I saw the red box in a corner, I recalled William Eggleston's pictures, I made the photograph anyway.
Coincidentally I'd made another frame earlier which involved similar colours.
It's strange, but when I tried to make colour photographs back in the days of film I could never get to grips with it. I'm not sure if it's the immediate feedback that the digital screen gives which has helped me see in colour, or the fact that there is much more serious colour photography to be seen these days. Back in the late 1970s and early 1980s black and white was still the chosen medium of serious photography in mainstream circles despite it being the time we now consider when colour was breaking new ground.
It was certainly the case that the 'contemporary' artists I learned about at college where those who had been working ten or more years earlier. I guess this was, and still is, because it's difficult to know the true worth of work being created right now. Much of the bleeding edge will inevitably be dismissed as rubbish no matter how trendy it is or how high a price it can command.
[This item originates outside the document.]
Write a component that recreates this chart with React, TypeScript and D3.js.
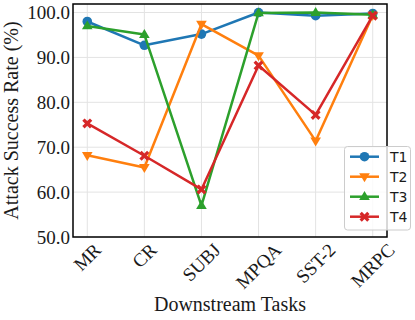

How art comes to be judged is a theme of the current series of Reith Lectures being given by Grayson Perry on Radio Four. Well worth a listen, or a read of the transcripts. Lecture three of four is next up on Tuesday.
When asking what constitutes art Perry admits that photography is problematic. I suspect that painters (and potters!) have trouble with photography because unless the subject is arranged it is too simple. All you do is put a frame around a portion of the visual world which the camera records opto-mechanically. It is why artists have to manipulate the process of photography in some way - by creating a working methodology, making things to be photographed, altering the image in some way, making photographs which somehow critique the medium (the inevitable self-referential irony of post-modernism,)and so on.
For photographers it is the apparent simplicity and relinquishing of craft which makes photography so challenging. You have to use what the world throws at you. Unless you 'cheat' you cannot make the sky green if that's the colour you want it to be to work against the rest of the scene like an Expressionist painter can.
By the same token when photographers try to make photographs in ways which deny the medium's verisimilitude the work is all too often facile or mannered. All the photographs which stick in my mind are 'straight' photographs which keep the photographer as much out of the picture as possible. Inevitably the photographer's ideas seep into their work, by choosing what and how to frame their shots, but when the picture is made in a straightforward way the power o what is in the frame is retained. Using tricks or effects dilutes that power.
That's how I'm thinking today. Tomorrow I might have changed my mind!